* _Records_:

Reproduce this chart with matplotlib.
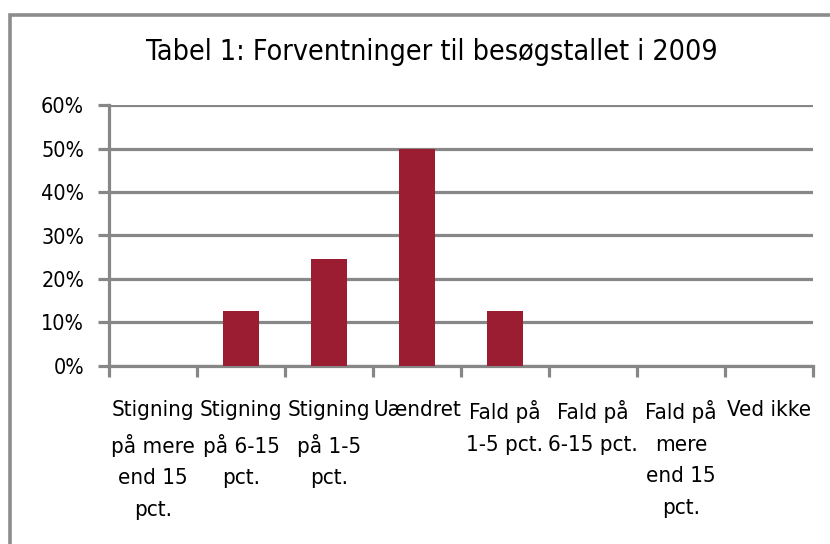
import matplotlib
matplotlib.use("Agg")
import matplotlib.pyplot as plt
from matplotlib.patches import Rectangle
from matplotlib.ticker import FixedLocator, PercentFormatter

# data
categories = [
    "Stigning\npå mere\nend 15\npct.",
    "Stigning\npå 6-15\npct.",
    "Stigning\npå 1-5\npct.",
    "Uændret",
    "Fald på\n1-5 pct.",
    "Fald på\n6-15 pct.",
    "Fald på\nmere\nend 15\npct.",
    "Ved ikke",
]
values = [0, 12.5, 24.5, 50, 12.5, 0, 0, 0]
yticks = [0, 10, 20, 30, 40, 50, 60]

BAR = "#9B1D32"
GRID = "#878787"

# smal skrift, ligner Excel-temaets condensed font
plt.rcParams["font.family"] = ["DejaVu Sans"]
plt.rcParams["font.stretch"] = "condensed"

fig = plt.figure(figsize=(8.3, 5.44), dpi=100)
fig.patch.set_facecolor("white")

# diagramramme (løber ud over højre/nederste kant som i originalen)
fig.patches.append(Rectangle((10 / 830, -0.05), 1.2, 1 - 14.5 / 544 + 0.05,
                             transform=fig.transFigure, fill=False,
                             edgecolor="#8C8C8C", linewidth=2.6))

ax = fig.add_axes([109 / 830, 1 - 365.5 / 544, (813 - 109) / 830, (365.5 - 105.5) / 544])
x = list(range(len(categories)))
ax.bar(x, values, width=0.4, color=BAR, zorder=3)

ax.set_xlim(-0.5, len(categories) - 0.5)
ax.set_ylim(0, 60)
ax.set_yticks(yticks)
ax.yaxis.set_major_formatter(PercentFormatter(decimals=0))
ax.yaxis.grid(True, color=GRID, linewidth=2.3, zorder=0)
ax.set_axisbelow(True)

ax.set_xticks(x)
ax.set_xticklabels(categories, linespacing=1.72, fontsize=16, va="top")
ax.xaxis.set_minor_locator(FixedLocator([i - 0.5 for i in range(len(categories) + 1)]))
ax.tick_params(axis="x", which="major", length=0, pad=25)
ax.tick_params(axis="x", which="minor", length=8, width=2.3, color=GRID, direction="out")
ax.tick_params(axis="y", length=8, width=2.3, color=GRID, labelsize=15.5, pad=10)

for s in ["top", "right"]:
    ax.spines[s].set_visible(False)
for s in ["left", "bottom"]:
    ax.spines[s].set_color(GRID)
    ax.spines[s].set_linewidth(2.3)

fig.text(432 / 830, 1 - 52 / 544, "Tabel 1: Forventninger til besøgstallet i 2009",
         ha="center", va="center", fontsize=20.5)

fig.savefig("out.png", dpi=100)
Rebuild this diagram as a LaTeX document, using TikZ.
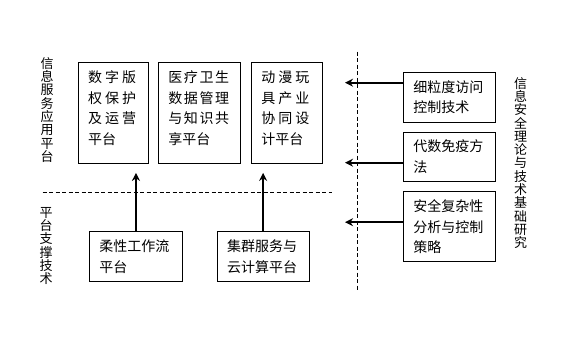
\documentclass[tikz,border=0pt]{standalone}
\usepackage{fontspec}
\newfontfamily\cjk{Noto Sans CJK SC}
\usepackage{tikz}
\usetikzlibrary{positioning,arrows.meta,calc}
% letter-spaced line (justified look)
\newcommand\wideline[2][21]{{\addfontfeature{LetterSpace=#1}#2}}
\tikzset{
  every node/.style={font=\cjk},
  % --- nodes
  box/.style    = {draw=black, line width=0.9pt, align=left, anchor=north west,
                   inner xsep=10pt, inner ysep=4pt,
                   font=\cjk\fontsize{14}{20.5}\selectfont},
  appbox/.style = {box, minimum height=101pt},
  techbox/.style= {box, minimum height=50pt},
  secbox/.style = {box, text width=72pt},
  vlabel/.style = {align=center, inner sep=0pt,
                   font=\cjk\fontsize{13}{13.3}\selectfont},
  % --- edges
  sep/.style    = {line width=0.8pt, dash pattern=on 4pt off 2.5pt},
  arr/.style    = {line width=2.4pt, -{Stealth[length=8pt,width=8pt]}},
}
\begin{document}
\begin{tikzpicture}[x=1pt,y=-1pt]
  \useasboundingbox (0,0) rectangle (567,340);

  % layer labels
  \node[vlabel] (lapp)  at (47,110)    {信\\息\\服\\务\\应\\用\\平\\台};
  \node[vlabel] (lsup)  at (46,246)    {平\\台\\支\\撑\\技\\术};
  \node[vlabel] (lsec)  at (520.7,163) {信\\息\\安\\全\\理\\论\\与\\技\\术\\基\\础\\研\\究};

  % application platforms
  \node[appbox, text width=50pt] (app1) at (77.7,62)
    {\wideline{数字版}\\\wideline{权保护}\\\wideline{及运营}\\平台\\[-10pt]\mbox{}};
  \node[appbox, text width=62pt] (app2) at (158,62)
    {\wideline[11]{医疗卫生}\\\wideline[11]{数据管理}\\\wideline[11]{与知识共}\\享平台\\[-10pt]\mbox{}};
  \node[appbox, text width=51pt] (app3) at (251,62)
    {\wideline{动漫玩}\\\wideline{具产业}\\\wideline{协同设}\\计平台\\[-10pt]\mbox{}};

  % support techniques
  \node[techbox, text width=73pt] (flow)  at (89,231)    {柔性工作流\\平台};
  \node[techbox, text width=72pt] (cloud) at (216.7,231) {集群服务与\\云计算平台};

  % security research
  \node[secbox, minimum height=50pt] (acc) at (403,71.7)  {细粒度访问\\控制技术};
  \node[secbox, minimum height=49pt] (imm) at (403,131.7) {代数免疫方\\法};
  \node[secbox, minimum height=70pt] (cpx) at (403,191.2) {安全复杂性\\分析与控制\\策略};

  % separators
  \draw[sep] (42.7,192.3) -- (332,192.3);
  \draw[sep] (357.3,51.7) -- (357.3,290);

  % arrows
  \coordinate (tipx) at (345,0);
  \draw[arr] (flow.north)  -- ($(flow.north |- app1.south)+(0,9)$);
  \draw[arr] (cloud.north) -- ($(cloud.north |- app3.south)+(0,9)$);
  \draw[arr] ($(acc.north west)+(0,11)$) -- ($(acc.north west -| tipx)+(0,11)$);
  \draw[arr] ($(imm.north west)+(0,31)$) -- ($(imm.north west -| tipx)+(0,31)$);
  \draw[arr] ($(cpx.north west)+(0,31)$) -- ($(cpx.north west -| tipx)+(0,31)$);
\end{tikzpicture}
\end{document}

* _Problem to solve_: Repeat exactly and only the lines from the start of the data above through the line that holds "from matplotlib.ticker import", inclusive. Pictures do not belong in the copy.

* _Response to this task_:
Reproduce this chart with matplotlib.
import matplotlib
matplotlib.use("Agg")
import matplotlib.pyplot as plt
from matplotlib.patches import Rectangle
from matplotlib.ticker import FixedLocator, PercentFormatter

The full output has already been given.